首都圏に一戸建ての自宅と、同敷地内に2階建て木造アパートを所有していたご夫婦がいました。ご夫婦には子供がおらず、夫が平成26年に死亡、妻は令和5年に死亡しました。本来ならば夫の死亡時に、所有する不動産は夫から妻に所有権移転登記をするべきです。
しかし、妻の死亡時になってもすべての不動産は、以前に亡くなった夫名義のままでした。以下に相続関係図をまとめます。
夫の死亡時、遺言がない場合、夫の遺産分割協議に参加するのは図表A~Dまでの夫の兄弟全員と妻です。妻の親族によると、A~Dの夫の兄弟姉妹も、妻が夫の財産を相続するのに異論はなかったとのことです。
しかし妻が令和5年に死亡するまで、自宅の土地建物についても、アパートの土地建物についても、その登記名義人は夫名義のままでした。
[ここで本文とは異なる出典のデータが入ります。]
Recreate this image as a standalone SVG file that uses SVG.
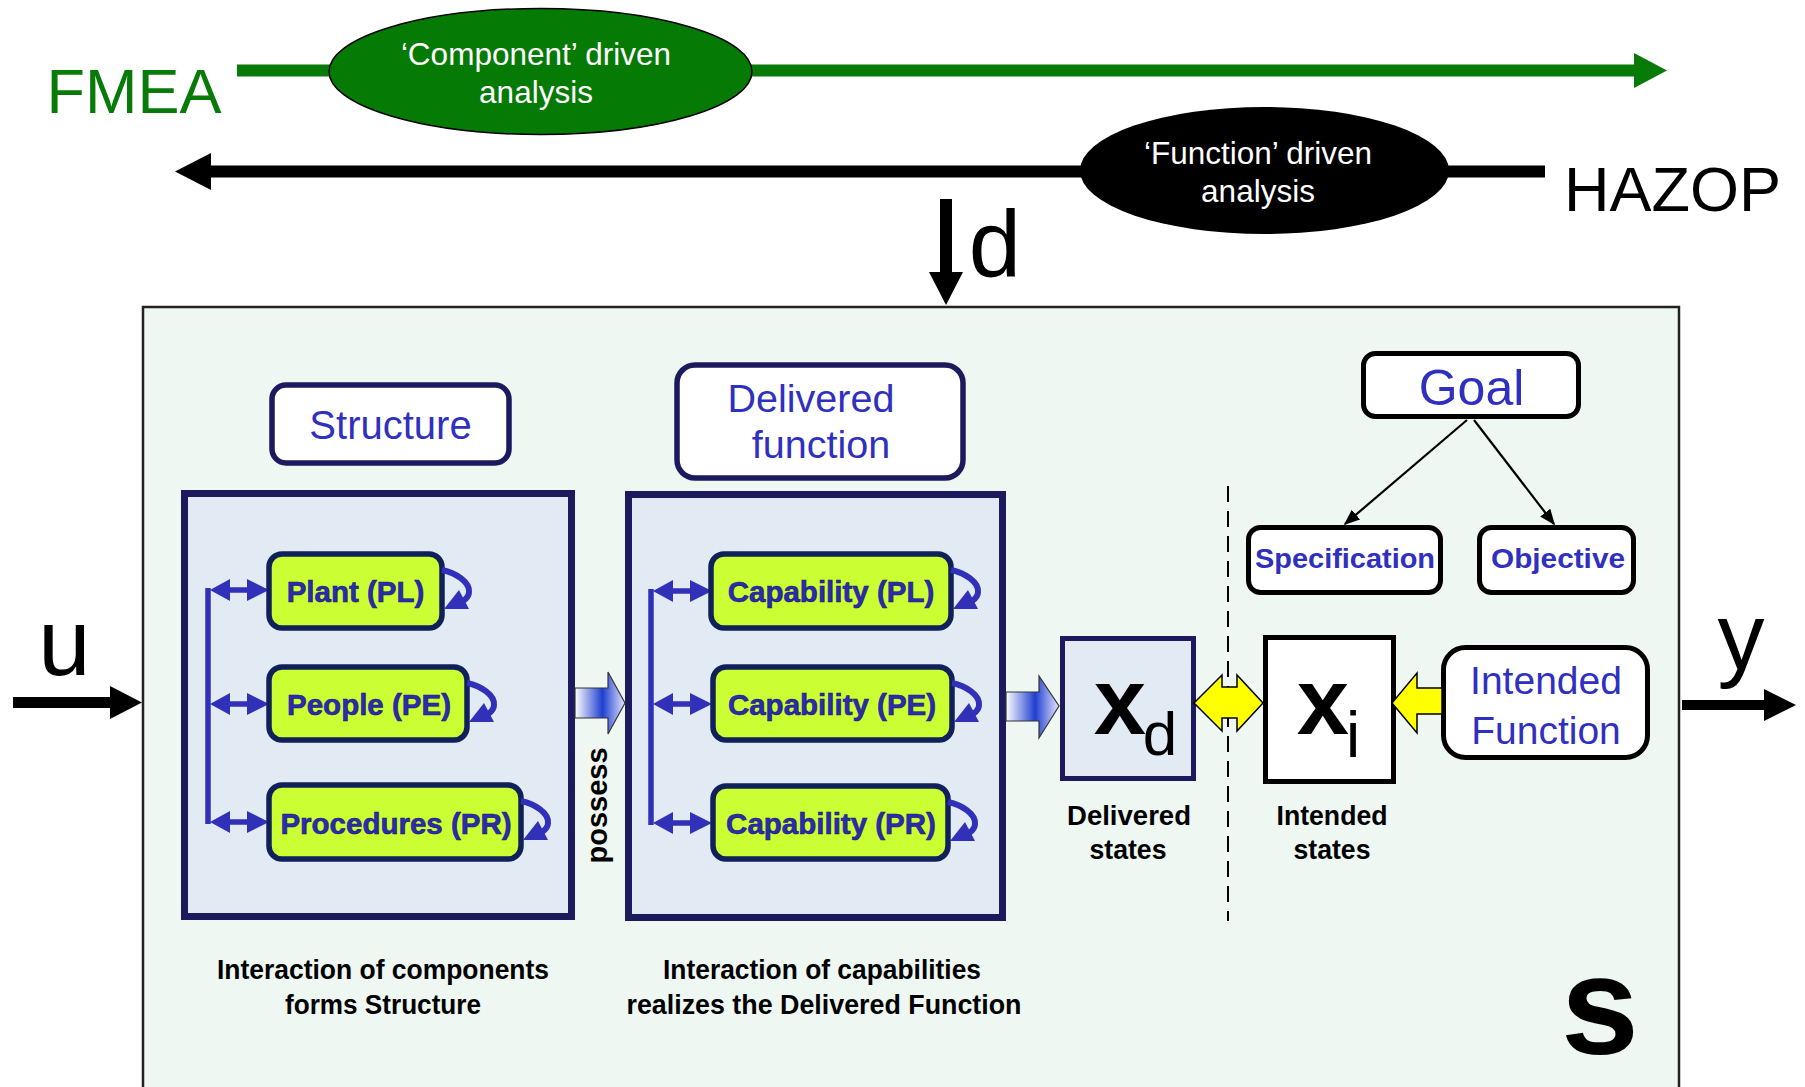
<svg xmlns="http://www.w3.org/2000/svg" xmlns:xlink="http://www.w3.org/1999/xlink" width="1805" height="1087" viewBox="0 0 1805 1087">
  <style>
    text { font-family: "Liberation Sans", Arial, sans-serif; }
    .big { font-size: 63px; }
    .ell { font-size: 31.5px; fill: #ffffff; text-anchor: middle; }
    .var { font-size: 94px; fill: #000; text-anchor: middle; }
    .panel { fill: #e2eaf3; stroke: #1b1a5c; stroke-width: 7; }
    .label { fill: #ffffff; stroke: #1b1a5c; stroke-width: 5.5; }
    .blk { fill: #ffffff; stroke: #000; stroke-width: 5; }
    .lbl { fill: #3030c0; text-anchor: middle; }
    .cmp { fill: #ccff33; stroke: #10205a; stroke-width: 5.5; }
    .cmpt { font-size: 29.5px; font-weight: bold; fill: #2b2bb0; stroke: #1a1a70; stroke-width: 0.6; text-anchor: middle; }
    .note { font-size: 28px; font-weight: bold; fill: #000; text-anchor: middle; }
    .brk { stroke: #3030b8; stroke-width: 5.5; fill: none; }
    .grad { fill: url(#blueFade); stroke: #333; stroke-width: 1.2; }
    .yel { fill: #ffff00; stroke: #000; stroke-width: 1.5; }
    .thin { stroke: #000; stroke-width: 2.2; fill: none; }
  </style>
  <defs>
    <linearGradient id="blueFade" x1="0" y1="0" x2="1" y2="0">
      <stop offset="0" stop-color="#ffffff"/>
      <stop offset="0.55" stop-color="#1f3fd0"/>
      <stop offset="1" stop-color="#e6e6ff"/>
    </linearGradient>
    <marker id="tipS" viewBox="0 0 10 10" refX="9" refY="5" markerWidth="16" markerHeight="16" orient="auto" markerUnits="userSpaceOnUse">
      <path d="M0 1 L10 5 L0 9 z" fill="#000"/>
    </marker>
    <!-- self-interaction loop, origin at a box's top-right corner -->
    <g id="loop">
      <path d="M0 16 C 14 19, 28 28, 27 38 C 27 42, 24 45, 21 47" stroke="#3030b8" stroke-width="6" fill="none"/>
      <polygon points="2,55 27,55 17,36" fill="#3030b8"/>
    </g>
    <!-- bracket double arrow, from x=0 (bracket) to x=59 -->
    <g id="dbl59">
      <line x1="8" y1="0" x2="50" y2="0" stroke="#3030b8" stroke-width="5.5"/>
      <polygon points="0,0 20,-11 20,11" fill="#3030b8"/>
      <polygon points="59,0 37,-11 37,11" fill="#3030b8"/>
    </g>
  </defs>

  <!-- analysis directions -->
  <g id="fmea">
    <line x1="237" y1="70.5" x2="1636" y2="70.5" stroke="#077a07" stroke-width="12"/>
    <polygon points="1634,53 1667,70.5 1634,88" fill="#077a07"/>
    <text class="big" x="134" y="113" fill="#077a07" text-anchor="middle">FMEA</text>
    <ellipse cx="540.5" cy="71.5" rx="211.5" ry="63" fill="#057a05" stroke="#000" stroke-width="1.5"/>
    <text class="ell" x="536" y="64.5">‘Component’ driven</text>
    <text class="ell" x="536" y="102.5">analysis</text>
  </g>
  <g id="hazop">
    <line x1="209" y1="171.5" x2="1545" y2="171.5" stroke="#000" stroke-width="12"/>
    <polygon points="211,153 175,171.5 211,190" fill="#000"/>
    <ellipse cx="1264.5" cy="170.5" rx="184.5" ry="63.5" fill="#000"/>
    <text class="ell" x="1258" y="163.5">‘Function’ driven</text>
    <text class="ell" x="1258" y="201.5">analysis</text>
    <text class="big" x="1564" y="211" fill="#000">HAZOP</text>
  </g>

  <!-- system boundary -->
  <g id="system">
    <rect x="143" y="307" width="1536" height="820" fill="#eef7f2" stroke="#222" stroke-width="2.5"/>
    <text x="1600" y="1054" font-size="140" font-weight="bold" text-anchor="middle">s</text>
  </g>

  <!-- inputs / outputs -->
  <g id="io">
    <line x1="946" y1="199" x2="946" y2="274" stroke="#000" stroke-width="12"/>
    <polygon points="929,272 963,272 946,305" fill="#000"/>
    <text class="var" x="995" y="277" font-size="92">d</text>
    <line x1="13" y1="702.5" x2="112" y2="702.5" stroke="#000" stroke-width="11"/>
    <polygon points="110,686 142,702.5 110,719" fill="#000"/>
    <text class="var" x="64.5" y="675">u</text>
    <line x1="1682" y1="705" x2="1766" y2="705" stroke="#000" stroke-width="10"/>
    <polygon points="1764,689 1796,705 1764,721" fill="#000"/>
    <text class="var" x="1741" y="669">y</text>
  </g>

  <!-- structure -->
  <g id="structure-label">
    <rect class="label" x="272" y="385" width="237" height="78" rx="14"/>
    <text class="lbl" x="390.5" y="439" font-size="40">Structure</text>
  </g>
  <g id="structure">
    <rect class="panel" x="184.5" y="493.5" width="387" height="423"/>
    <line class="brk" x1="208" y1="588" x2="208" y2="824"/>
    <use xlink:href="#dbl59" href="#dbl59" transform="translate(210,590)"/>
    <use xlink:href="#dbl59" href="#dbl59" transform="translate(210,704)"/>
    <use xlink:href="#dbl59" href="#dbl59" transform="translate(210,822)"/>
  </g>
  <g id="plant">
    <rect class="cmp" x="269" y="554" width="173" height="74" rx="13"/>
    <text class="cmpt" x="355.5" y="602">Plant (PL)</text>
    <use xlink:href="#loop" href="#loop" transform="translate(442,554)"/>
  </g>
  <g id="people">
    <rect class="cmp" x="269" y="667" width="198" height="73" rx="13"/>
    <text class="cmpt" x="369" y="714.5">People (PE)</text>
    <use xlink:href="#loop" href="#loop" transform="translate(467,667)"/>
  </g>
  <g id="procedures">
    <rect class="cmp" x="269" y="785" width="252" height="74" rx="13"/>
    <text class="cmpt" x="396" y="833.5">Procedures (PR)</text>
    <use xlink:href="#loop" href="#loop" transform="translate(521,785)"/>
  </g>

  <!-- delivered function -->
  <g id="function-label">
    <rect class="label" x="677" y="365" width="286" height="113" rx="18"/>
    <text class="lbl" x="811" y="412" font-size="39.5">Delivered</text>
    <text class="lbl" x="821" y="458" font-size="39.5">function</text>
  </g>
  <g id="delivered-function">
    <rect class="panel" x="628.5" y="494.5" width="374" height="423"/>
    <line class="brk" x1="651" y1="589" x2="651" y2="825"/>
    <use xlink:href="#dbl59" href="#dbl59" transform="translate(653,591)"/>
    <use xlink:href="#dbl59" href="#dbl59" transform="translate(653,704)"/>
    <use xlink:href="#dbl59" href="#dbl59" transform="translate(653,823)"/>
  </g>
  <g id="cap-pl">
    <rect class="cmp" x="711" y="554" width="240" height="74" rx="13"/>
    <text class="cmpt" x="831" y="602">Capability (PL)</text>
    <use xlink:href="#loop" href="#loop" transform="translate(951,554)"/>
  </g>
  <g id="cap-pe">
    <rect class="cmp" x="713" y="667" width="239" height="73" rx="13"/>
    <text class="cmpt" x="832" y="715">Capability (PE)</text>
    <use xlink:href="#loop" href="#loop" transform="translate(952,667)"/>
  </g>
  <g id="cap-pr">
    <rect class="cmp" x="713" y="786" width="235" height="73" rx="13"/>
    <text class="cmpt" x="831" y="834">Capability (PR)</text>
    <use xlink:href="#loop" href="#loop" transform="translate(948,786)"/>
  </g>

  <!-- states -->
  <g id="xd">
    <rect x="1062.5" y="638.5" width="131" height="140" fill="#e2eaf3" stroke="#1b1a5c" stroke-width="5"/>
    <text class="var" x="1120" y="734" font-weight="bold">x</text>
    <text x="1160" y="755" font-size="62" text-anchor="middle">d</text>
    <text class="note" x="1129" y="825" textLength="124" lengthAdjust="spacingAndGlyphs">Delivered</text>
    <text class="note" x="1128" y="859" textLength="77" lengthAdjust="spacingAndGlyphs">states</text>
  </g>
  <g id="xi">
    <rect class="blk" x="1265.5" y="637.5" width="128" height="144"/>
    <text class="var" x="1323" y="734" font-weight="bold">x</text>
    <text x="1353" y="757" font-size="64" text-anchor="middle">i</text>
    <text class="note" x="1332" y="825" textLength="111" lengthAdjust="spacingAndGlyphs">Intended</text>
    <text class="note" x="1332" y="859" textLength="77" lengthAdjust="spacingAndGlyphs">states</text>
  </g>
  <g id="intended-function">
    <rect class="blk" x="1443.5" y="647.5" width="204" height="110" rx="22"/>
    <text class="lbl" x="1546" y="693.5" font-size="39">Intended</text>
    <text class="lbl" x="1546" y="744" font-size="39">Function</text>
  </g>
  <g id="goal">
    <rect class="blk" x="1363.5" y="353.5" width="215" height="63" rx="12"/>
    <text class="lbl" x="1471.5" y="405" font-size="50">Goal</text>
  </g>
  <g id="specification">
    <rect class="blk" x="1248.5" y="527.5" width="192" height="65" rx="12"/>
    <text class="lbl" x="1345" y="568" font-size="28" font-weight="bold" textLength="180" lengthAdjust="spacingAndGlyphs">Specification</text>
  </g>
  <g id="objective">
    <rect class="blk" x="1479.5" y="527.5" width="154" height="65" rx="12"/>
    <text class="lbl" x="1558" y="568" font-size="28" font-weight="bold" textLength="134" lengthAdjust="spacingAndGlyphs">Objective</text>
  </g>

  <!-- captions -->
  <g id="captions">
    <text class="note" x="383" y="979" textLength="332" lengthAdjust="spacingAndGlyphs">Interaction of components</text>
    <text class="note" x="383" y="1014" textLength="196" lengthAdjust="spacingAndGlyphs">forms Structure</text>
    <text class="note" x="822" y="979" textLength="318" lengthAdjust="spacingAndGlyphs">Interaction of capabilities</text>
    <text class="note" x="824" y="1014" textLength="395" lengthAdjust="spacingAndGlyphs">realizes the Delivered Function</text>
  </g>

  <!-- connectors -->
  <g id="connectors">
    <line x1="1228" y1="486" x2="1228" y2="921" stroke="#000" stroke-width="2" stroke-dasharray="16 9"/>
    <line class="thin" x1="1467" y1="420" x2="1345" y2="524" marker-end="url(#tipS)"/>
    <line class="thin" x1="1474" y1="420" x2="1554" y2="524" marker-end="url(#tipS)"/>
    <polygon class="grad" points="575,688 608,688 608,672 625,703 608,734 608,718 575,718"/>
    <text x="607" y="805.5" font-size="29" font-weight="bold" text-anchor="middle" transform="rotate(-90 607 805.5)">possess</text>
    <polygon class="grad" points="1006,692 1039,692 1039,676 1059,706 1039,738 1039,721 1006,721"/>
    <polygon class="yel" points="1194,703 1222,675 1222,687 1237,687 1237,675 1263,703 1237,731 1237,718 1222,718 1222,731"/>
    <polygon class="yel" points="1392,703 1417,673 1417,688 1442,688 1442,714 1417,714 1417,733"/>
  </g>
</svg>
不動産は毎年の固定資産税さえ納付していれば、市区町村も相続登記をするように指導などは行いません。また、銀行のローンなどもすでに返済を終えていたため、余計に相続登記の懈怠を指摘する方もいなかったのでしょう。
さらにアパートも管理会社なども通さず、直接夫婦が入居者から家賃を受領していたため、余計に問題は表面化しなかったのかもしれません。
夫の相続税の申告をされたかは不明でしたが、妻が相続をする場合、相続税の申告義務はあったとしても1億6,000万まで相続税は課税されませんので、これも登記するように指摘をされる機会が失われた理由かもしれません。